What you will do:
Transcribe everything in the data word for word. Pictures are left out.
_ _ _ _ _ _ _
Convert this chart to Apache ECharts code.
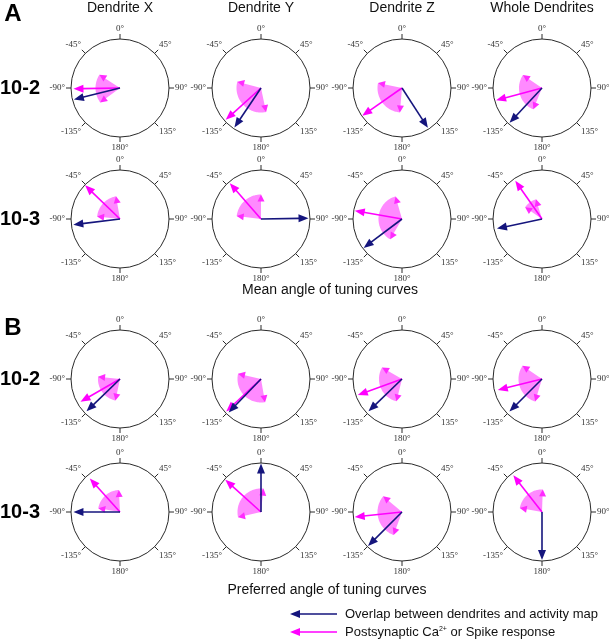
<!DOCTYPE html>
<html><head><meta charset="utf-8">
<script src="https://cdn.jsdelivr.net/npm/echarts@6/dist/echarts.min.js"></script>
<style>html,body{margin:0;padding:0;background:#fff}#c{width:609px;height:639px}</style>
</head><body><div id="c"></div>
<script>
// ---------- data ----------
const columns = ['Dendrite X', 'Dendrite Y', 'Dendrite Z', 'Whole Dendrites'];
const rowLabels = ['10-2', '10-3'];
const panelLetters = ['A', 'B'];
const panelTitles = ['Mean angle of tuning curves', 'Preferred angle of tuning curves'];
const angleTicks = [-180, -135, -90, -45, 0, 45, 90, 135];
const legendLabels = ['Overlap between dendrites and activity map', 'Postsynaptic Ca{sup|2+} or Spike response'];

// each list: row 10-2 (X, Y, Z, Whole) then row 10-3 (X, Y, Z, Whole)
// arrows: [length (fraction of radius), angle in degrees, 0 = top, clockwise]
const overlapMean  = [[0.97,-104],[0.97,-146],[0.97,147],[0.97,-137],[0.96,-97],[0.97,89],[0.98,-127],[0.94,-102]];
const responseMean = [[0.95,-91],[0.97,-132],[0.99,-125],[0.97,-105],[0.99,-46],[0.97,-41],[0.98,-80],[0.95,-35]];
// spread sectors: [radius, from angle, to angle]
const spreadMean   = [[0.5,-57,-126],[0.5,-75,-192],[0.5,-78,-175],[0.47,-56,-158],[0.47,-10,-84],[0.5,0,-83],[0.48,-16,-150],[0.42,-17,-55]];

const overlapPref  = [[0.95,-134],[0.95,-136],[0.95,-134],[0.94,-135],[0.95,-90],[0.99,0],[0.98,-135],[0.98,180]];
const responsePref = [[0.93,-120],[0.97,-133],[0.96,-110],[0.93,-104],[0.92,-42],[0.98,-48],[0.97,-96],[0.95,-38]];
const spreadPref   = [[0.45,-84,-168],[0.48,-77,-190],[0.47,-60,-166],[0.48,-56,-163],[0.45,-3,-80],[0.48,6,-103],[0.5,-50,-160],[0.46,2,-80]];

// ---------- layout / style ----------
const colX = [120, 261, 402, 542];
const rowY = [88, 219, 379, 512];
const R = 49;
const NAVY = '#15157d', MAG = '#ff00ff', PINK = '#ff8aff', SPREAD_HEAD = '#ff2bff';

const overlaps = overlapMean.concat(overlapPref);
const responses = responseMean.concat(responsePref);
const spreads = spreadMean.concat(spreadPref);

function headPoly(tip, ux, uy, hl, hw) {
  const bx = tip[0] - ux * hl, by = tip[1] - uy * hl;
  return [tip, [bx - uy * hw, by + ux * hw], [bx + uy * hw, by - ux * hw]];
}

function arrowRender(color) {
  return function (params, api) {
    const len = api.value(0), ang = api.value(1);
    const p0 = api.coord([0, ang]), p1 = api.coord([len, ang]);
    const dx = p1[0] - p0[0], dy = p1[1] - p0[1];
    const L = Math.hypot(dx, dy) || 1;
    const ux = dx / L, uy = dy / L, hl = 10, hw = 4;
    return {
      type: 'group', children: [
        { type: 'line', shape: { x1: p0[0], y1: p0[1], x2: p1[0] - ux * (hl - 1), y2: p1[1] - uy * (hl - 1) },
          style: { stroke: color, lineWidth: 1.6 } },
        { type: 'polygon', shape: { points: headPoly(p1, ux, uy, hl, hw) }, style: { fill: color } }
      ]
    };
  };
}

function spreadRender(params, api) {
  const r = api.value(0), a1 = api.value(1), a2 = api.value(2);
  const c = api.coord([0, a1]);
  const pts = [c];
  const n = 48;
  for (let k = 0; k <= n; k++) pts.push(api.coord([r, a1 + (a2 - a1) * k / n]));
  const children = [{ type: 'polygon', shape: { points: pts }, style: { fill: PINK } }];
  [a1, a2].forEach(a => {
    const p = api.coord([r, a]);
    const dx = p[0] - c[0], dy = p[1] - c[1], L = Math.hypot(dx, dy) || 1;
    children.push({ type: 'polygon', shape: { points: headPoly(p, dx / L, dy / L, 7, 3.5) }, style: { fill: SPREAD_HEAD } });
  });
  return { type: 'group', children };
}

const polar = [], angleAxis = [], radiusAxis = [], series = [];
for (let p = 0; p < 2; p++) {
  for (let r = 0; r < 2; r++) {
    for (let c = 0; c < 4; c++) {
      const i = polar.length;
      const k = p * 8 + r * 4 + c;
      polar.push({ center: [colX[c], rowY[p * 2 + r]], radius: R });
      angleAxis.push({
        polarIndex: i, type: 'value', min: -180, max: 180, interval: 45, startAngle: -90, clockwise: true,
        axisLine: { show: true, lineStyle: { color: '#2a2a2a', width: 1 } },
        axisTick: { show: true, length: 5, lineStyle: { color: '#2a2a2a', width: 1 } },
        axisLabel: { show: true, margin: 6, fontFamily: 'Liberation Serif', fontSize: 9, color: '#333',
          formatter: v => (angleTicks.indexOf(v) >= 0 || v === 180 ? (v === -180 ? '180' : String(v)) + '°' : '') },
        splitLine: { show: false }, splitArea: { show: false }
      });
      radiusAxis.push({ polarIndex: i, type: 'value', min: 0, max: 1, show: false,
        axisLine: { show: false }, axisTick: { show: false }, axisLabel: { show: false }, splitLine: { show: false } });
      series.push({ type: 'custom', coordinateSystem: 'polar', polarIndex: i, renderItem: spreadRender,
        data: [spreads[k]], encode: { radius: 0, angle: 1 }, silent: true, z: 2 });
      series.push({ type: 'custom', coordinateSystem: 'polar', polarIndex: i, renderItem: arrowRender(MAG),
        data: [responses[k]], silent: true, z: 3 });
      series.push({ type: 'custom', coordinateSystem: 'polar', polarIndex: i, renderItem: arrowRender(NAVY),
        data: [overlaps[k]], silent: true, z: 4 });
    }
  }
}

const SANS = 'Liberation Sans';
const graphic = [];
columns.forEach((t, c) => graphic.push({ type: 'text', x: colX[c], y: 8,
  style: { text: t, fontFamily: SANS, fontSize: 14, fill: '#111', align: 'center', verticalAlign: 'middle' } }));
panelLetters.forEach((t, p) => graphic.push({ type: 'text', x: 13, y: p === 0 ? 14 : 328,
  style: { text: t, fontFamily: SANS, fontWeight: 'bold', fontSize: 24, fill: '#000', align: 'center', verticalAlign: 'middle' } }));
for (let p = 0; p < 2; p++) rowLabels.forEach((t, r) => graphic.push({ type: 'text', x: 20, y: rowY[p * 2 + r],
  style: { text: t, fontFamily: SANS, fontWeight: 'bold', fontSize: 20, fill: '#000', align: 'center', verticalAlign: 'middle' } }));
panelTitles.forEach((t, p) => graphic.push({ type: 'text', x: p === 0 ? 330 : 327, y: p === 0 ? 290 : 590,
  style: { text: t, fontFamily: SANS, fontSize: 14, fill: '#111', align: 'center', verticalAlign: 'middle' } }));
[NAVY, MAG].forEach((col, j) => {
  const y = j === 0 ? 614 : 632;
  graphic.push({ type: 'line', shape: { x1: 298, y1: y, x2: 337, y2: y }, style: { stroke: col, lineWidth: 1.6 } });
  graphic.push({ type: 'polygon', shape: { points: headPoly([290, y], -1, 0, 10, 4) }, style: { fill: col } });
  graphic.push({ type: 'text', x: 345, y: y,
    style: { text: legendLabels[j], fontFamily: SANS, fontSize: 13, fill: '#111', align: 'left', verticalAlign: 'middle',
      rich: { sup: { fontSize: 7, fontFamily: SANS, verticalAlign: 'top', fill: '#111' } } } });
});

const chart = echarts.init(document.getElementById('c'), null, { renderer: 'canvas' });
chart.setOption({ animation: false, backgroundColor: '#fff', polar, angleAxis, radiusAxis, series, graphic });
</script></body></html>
_ _ _ _ _ _ _
Solution to this task:
Convert this chart to Apache ECharts code.
<!DOCTYPE html>
<html><head><meta charset="utf-8">
<script src="https://cdn.jsdelivr.net/npm/echarts@6/dist/echarts.min.js"></script>
<style>html,body{margin:0;padding:0;background:#fff}#c{width:609px;height:639px}</style>
</head><body><div id="c"></div>
<script>
// ---------- data ----------
const columns = ['Dendrite X', 'Dendrite Y', 'Dendrite Z', 'Whole Dendrites'];
const rowLabels = ['10-2', '10-3'];
const panelLetters = ['A', 'B'];
const panelTitles = ['Mean angle of tuning curves', 'Preferred angle of tuning curves'];
const angleTicks = [-180, -135, -90, -45, 0, 45, 90, 135];
const legendLabels = ['Overlap between dendrites and activity map', 'Postsynaptic Ca{sup|2+} or Spike response'];

// each list: row 10-2 (X, Y, Z, Whole) then row 10-3 (X, Y, Z, Whole)
// arrows: [length (fraction of radius), angle in degrees, 0 = top, clockwise]
const overlapMean  = [[0.97,-104],[0.97,-146],[0.97,147],[0.97,-137],[0.96,-97],[0.97,89],[0.98,-127],[0.94,-102]];
const responseMean = [[0.95,-91],[0.97,-132],[0.99,-125],[0.97,-105],[0.99,-46],[0.97,-41],[0.98,-80],[0.95,-35]];
// spread sectors: [radius, from angle, to angle]
const spreadMean   = [[0.5,-57,-126],[0.5,-75,-192],[0.5,-78,-175],[0.47,-56,-158],[0.47,-10,-84],[0.5,0,-83],[0.48,-16,-150],[0.42,-17,-55]];

const overlapPref  = [[0.95,-134],[0.95,-136],[0.95,-134],[0.94,-135],[0.95,-90],[0.99,0],[0.98,-135],[0.98,180]];
const responsePref = [[0.93,-120],[0.97,-133],[0.96,-110],[0.93,-104],[0.92,-42],[0.98,-48],[0.97,-96],[0.95,-38]];
const spreadPref   = [[0.45,-84,-168],[0.48,-77,-190],[0.47,-60,-166],[0.48,-56,-163],[0.45,-3,-80],[0.48,6,-103],[0.5,-50,-160],[0.46,2,-80]];

// ---------- layout / style ----------
const colX = [120, 261, 402, 542];
const rowY = [88, 219, 379, 512];
const R = 49;
const NAVY = '#15157d', MAG = '#ff00ff', PINK = '#ff8aff', SPREAD_HEAD = '#ff2bff';

const overlaps = overlapMean.concat(overlapPref);
const responses = responseMean.concat(responsePref);
const spreads = spreadMean.concat(spreadPref);

function headPoly(tip, ux, uy, hl, hw) {
  const bx = tip[0] - ux * hl, by = tip[1] - uy * hl;
  return [tip, [bx - uy * hw, by + ux * hw], [bx + uy * hw, by - ux * hw]];
}

function arrowRender(color) {
  return function (params, api) {
    const len = api.value(0), ang = api.value(1);
    const p0 = api.coord([0, ang]), p1 = api.coord([len, ang]);
    const dx = p1[0] - p0[0], dy = p1[1] - p0[1];
    const L = Math.hypot(dx, dy) || 1;
    const ux = dx / L, uy = dy / L, hl = 10, hw = 4;
    return {
      type: 'group', children: [
        { type: 'line', shape: { x1: p0[0], y1: p0[1], x2: p1[0] - ux * (hl - 1), y2: p1[1] - uy * (hl - 1) },
          style: { stroke: color, lineWidth: 1.6 } },
        { type: 'polygon', shape: { points: headPoly(p1, ux, uy, hl, hw) }, style: { fill: color } }
      ]
    };
  };
}

function spreadRender(params, api) {
  const r = api.value(0), a1 = api.value(1), a2 = api.value(2);
  const c = api.coord([0, a1]);
  const pts = [c];
  const n = 48;
  for (let k = 0; k <= n; k++) pts.push(api.coord([r, a1 + (a2 - a1) * k / n]));
  const children = [{ type: 'polygon', shape: { points: pts }, style: { fill: PINK } }];
  [a1, a2].forEach(a => {
    const p = api.coord([r, a]);
    const dx = p[0] - c[0], dy = p[1] - c[1], L = Math.hypot(dx, dy) || 1;
    children.push({ type: 'polygon', shape: { points: headPoly(p, dx / L, dy / L, 7, 3.5) }, style: { fill: SPREAD_HEAD } });
  });
  return { type: 'group', children };
}

const polar = [], angleAxis = [], radiusAxis = [], series = [];
for (let p = 0; p < 2; p++) {
  for (let r = 0; r < 2; r++) {
    for (let c = 0; c < 4; c++) {
      const i = polar.length;
      const k = p * 8 + r * 4 + c;
      polar.push({ center: [colX[c], rowY[p * 2 + r]], radius: R });
      angleAxis.push({
        polarIndex: i, type: 'value', min: -180, max: 180, interval: 45, startAngle: -90, clockwise: true,
        axisLine: { show: true, lineStyle: { color: '#2a2a2a', width: 1 } },
        axisTick: { show: true, length: 5, lineStyle: { color: '#2a2a2a', width: 1 } },
        axisLabel: { show: true, margin: 6, fontFamily: 'Liberation Serif', fontSize: 9, color: '#333',
          formatter: v => (angleTicks.indexOf(v) >= 0 || v === 180 ? (v === -180 ? '180' : String(v)) + '°' : '') },
        splitLine: { show: false }, splitArea: { show: false }
      });
      radiusAxis.push({ polarIndex: i, type: 'value', min: 0, max: 1, show: false,
        axisLine: { show: false }, axisTick: { show: false }, axisLabel: { show: false }, splitLine: { show: false } });
      series.push({ type: 'custom', coordinateSystem: 'polar', polarIndex: i, renderItem: spreadRender,
        data: [spreads[k]], encode: { radius: 0, angle: 1 }, silent: true, z: 2 });
      series.push({ type: 'custom', coordinateSystem: 'polar', polarIndex: i, renderItem: arrowRender(MAG),
        data: [responses[k]], silent: true, z: 3 });
      series.push({ type: 'custom', coordinateSystem: 'polar', polarIndex: i, renderItem: arrowRender(NAVY),
        data: [overlaps[k]], silent: true, z: 4 });
    }
  }
}

const SANS = 'Liberation Sans';
const graphic = [];
columns.forEach((t, c) => graphic.push({ type: 'text', x: colX[c], y: 8,
  style: { text: t, fontFamily: SANS, fontSize: 14, fill: '#111', align: 'center', verticalAlign: 'middle' } }));
panelLetters.forEach((t, p) => graphic.push({ type: 'text', x: 13, y: p === 0 ? 14 : 328,
  style: { text: t, fontFamily: SANS, fontWeight: 'bold', fontSize: 24, fill: '#000', align: 'center', verticalAlign: 'middle' } }));
for (let p = 0; p < 2; p++) rowLabels.forEach((t, r) => graphic.push({ type: 'text', x: 20, y: rowY[p * 2 + r],
  style: { text: t, fontFamily: SANS, fontWeight: 'bold', fontSize: 20, fill: '#000', align: 'center', verticalAlign: 'middle' } }));
panelTitles.forEach((t, p) => graphic.push({ type: 'text', x: p === 0 ? 330 : 327, y: p === 0 ? 290 : 590,
  style: { text: t, fontFamily: SANS, fontSize: 14, fill: '#111', align: 'center', verticalAlign: 'middle' } }));
[NAVY, MAG].forEach((col, j) => {
  const y = j === 0 ? 614 : 632;
  graphic.push({ type: 'line', shape: { x1: 298, y1: y, x2: 337, y2: y }, style: { stroke: col, lineWidth: 1.6 } });
  graphic.push({ type: 'polygon', shape: { points: headPoly([290, y], -1, 0, 10, 4) }, style: { fill: col } });
  graphic.push({ type: 'text', x: 345, y: y,
    style: { text: legendLabels[j], fontFamily: SANS, fontSize: 13, fill: '#111', align: 'left', verticalAlign: 'middle',
      rich: { sup: { fontSize: 7, fontFamily: SANS, verticalAlign: 'top', fill: '#111' } } } });
});

const chart = echarts.init(document.getElementById('c'), null, { renderer: 'canvas' });
chart.setOption({ animation: false, backgroundColor: '#fff', polar, angleAxis, radiusAxis, series, graphic });
</script></body></html>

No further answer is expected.